╭──
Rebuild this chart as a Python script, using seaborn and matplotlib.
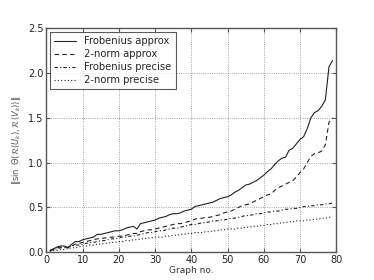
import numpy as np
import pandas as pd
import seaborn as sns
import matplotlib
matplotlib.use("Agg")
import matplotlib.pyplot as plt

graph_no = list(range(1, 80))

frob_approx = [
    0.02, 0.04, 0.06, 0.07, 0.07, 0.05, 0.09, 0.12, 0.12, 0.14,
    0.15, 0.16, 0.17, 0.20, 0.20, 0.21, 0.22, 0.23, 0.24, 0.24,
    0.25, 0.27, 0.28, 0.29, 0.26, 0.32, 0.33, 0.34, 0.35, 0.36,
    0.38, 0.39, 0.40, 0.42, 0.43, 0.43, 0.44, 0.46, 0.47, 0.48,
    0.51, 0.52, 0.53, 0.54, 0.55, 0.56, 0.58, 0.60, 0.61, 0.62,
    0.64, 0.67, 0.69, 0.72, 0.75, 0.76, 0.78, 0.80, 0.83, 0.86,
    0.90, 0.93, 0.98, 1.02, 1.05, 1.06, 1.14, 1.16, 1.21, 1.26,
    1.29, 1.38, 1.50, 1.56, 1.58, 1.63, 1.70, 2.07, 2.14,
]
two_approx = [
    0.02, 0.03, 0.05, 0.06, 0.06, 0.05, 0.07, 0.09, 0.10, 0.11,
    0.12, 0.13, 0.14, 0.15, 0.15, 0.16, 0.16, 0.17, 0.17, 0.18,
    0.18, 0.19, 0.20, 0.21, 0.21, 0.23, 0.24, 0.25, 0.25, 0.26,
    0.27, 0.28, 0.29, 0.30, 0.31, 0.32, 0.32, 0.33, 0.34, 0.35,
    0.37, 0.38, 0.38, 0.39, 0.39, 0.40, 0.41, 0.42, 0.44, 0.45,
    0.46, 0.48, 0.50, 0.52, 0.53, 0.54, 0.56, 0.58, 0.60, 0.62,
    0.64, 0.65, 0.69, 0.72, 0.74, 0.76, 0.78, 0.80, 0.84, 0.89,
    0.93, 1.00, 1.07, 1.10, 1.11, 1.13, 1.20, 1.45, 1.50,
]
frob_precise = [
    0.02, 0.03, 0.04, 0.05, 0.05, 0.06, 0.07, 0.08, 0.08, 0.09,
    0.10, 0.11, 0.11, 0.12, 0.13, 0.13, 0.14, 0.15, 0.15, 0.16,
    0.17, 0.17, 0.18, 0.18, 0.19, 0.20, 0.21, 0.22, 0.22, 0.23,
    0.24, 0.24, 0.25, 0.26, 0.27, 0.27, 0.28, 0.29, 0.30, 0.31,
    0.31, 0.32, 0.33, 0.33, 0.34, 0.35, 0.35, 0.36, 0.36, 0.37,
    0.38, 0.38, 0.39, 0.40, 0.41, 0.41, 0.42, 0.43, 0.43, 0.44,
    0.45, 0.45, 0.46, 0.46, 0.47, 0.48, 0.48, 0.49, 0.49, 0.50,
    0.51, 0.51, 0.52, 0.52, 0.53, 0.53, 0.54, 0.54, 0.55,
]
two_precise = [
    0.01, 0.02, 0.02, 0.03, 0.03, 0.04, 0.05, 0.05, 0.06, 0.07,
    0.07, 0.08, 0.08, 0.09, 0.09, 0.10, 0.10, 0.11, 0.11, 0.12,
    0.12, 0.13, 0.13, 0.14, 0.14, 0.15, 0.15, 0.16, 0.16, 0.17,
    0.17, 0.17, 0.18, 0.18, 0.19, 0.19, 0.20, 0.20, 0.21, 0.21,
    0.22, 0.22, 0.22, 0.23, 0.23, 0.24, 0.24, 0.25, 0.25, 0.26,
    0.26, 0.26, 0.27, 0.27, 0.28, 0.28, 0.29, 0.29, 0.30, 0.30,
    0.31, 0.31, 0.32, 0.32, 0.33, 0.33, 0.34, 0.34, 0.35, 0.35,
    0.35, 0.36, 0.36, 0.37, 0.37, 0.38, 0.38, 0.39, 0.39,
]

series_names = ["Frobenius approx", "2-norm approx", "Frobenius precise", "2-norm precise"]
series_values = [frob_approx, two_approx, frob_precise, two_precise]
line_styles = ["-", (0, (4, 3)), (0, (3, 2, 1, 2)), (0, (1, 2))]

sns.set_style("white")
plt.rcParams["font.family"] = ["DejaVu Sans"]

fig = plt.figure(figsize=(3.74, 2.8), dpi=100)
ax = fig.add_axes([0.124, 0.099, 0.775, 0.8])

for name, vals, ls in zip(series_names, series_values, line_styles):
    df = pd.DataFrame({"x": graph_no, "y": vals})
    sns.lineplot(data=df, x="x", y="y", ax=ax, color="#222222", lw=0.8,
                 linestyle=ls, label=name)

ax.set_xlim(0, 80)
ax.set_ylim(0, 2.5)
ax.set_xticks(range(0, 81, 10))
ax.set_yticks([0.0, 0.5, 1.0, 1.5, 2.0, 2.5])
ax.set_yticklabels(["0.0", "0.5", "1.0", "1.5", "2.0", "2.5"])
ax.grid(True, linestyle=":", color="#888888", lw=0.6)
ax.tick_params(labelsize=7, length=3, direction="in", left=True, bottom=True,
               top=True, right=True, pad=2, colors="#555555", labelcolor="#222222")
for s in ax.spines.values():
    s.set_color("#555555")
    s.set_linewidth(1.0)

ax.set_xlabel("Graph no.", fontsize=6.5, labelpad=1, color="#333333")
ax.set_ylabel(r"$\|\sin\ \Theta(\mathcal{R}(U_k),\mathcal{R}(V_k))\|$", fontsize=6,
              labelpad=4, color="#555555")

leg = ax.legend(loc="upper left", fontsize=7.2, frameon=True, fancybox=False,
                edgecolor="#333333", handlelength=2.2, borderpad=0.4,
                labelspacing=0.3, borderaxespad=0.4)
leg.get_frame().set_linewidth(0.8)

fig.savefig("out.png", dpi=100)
╰──
╭──
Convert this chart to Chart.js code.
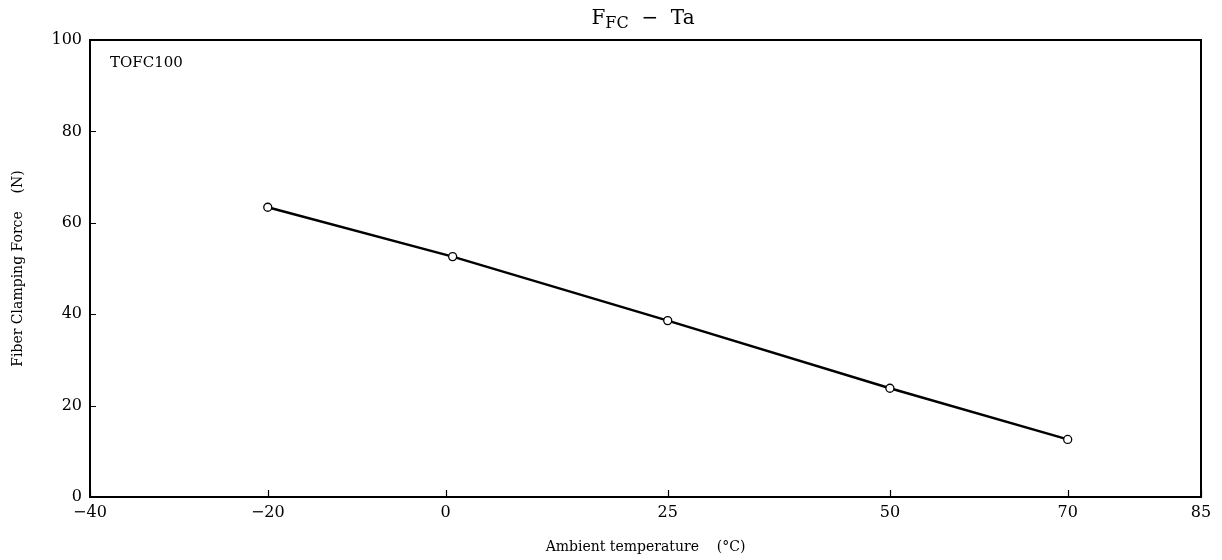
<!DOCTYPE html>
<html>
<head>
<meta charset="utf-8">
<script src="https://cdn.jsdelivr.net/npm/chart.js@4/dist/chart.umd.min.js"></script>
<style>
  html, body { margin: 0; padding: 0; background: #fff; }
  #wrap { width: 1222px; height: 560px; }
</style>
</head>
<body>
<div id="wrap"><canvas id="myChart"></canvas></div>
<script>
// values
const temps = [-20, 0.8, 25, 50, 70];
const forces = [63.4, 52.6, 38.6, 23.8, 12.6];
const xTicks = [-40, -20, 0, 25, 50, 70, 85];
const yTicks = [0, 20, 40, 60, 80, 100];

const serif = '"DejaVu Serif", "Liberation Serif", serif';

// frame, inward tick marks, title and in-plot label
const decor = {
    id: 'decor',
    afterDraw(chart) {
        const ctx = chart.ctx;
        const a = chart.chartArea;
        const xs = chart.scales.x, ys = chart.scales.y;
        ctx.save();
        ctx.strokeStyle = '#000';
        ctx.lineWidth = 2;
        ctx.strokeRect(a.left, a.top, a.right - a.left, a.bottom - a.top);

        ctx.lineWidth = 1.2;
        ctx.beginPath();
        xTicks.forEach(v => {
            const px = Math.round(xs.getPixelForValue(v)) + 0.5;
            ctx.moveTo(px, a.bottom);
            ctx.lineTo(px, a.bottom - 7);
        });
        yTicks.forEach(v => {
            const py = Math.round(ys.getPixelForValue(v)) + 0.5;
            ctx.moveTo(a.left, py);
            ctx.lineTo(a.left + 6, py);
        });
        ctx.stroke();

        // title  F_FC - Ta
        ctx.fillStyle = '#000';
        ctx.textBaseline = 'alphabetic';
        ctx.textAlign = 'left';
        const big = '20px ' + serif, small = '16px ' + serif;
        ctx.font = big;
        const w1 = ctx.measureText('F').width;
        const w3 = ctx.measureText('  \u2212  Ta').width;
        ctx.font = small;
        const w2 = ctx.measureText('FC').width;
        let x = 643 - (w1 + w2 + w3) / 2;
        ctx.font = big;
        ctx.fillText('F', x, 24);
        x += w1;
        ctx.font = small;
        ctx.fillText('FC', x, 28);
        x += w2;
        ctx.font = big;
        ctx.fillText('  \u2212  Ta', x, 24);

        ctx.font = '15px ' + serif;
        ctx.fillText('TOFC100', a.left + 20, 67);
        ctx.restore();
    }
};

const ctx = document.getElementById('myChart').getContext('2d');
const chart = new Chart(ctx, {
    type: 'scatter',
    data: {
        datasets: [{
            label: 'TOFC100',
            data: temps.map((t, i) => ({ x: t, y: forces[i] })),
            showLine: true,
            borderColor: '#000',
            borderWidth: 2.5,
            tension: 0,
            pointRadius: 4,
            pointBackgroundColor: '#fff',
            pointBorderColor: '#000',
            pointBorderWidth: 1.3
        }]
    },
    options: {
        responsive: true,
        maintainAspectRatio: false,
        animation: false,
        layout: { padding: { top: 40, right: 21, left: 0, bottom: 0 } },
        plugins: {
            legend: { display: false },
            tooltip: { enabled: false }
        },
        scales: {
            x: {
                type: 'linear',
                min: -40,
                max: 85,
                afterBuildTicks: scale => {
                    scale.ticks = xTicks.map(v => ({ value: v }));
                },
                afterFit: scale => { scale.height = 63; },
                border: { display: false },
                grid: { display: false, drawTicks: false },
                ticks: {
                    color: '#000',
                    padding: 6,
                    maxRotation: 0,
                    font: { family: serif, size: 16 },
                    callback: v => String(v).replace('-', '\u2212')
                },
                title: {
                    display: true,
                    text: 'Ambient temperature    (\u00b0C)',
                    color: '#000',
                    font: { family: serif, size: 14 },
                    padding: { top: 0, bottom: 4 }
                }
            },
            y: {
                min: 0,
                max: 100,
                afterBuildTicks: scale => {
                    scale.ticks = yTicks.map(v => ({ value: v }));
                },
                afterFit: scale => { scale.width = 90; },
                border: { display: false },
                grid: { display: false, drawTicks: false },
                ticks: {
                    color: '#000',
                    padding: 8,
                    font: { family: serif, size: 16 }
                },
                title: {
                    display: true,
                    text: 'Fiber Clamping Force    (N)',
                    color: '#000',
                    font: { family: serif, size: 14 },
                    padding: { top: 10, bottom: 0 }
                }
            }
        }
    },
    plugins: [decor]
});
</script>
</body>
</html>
╰──
• **Task instructions**
Leave out the pictures and give again exactly the lines from the one with "Rebuild this chart" through the one with "graph_no = list(range(1, 80))", and no others.

• **Response to this exercise**
Rebuild this chart as a Python script, using seaborn and matplotlib.
import numpy as np
import pandas as pd
import seaborn as sns
import matplotlib
matplotlib.use("Agg")
import matplotlib.pyplot as plt

graph_no = list(range(1, 80))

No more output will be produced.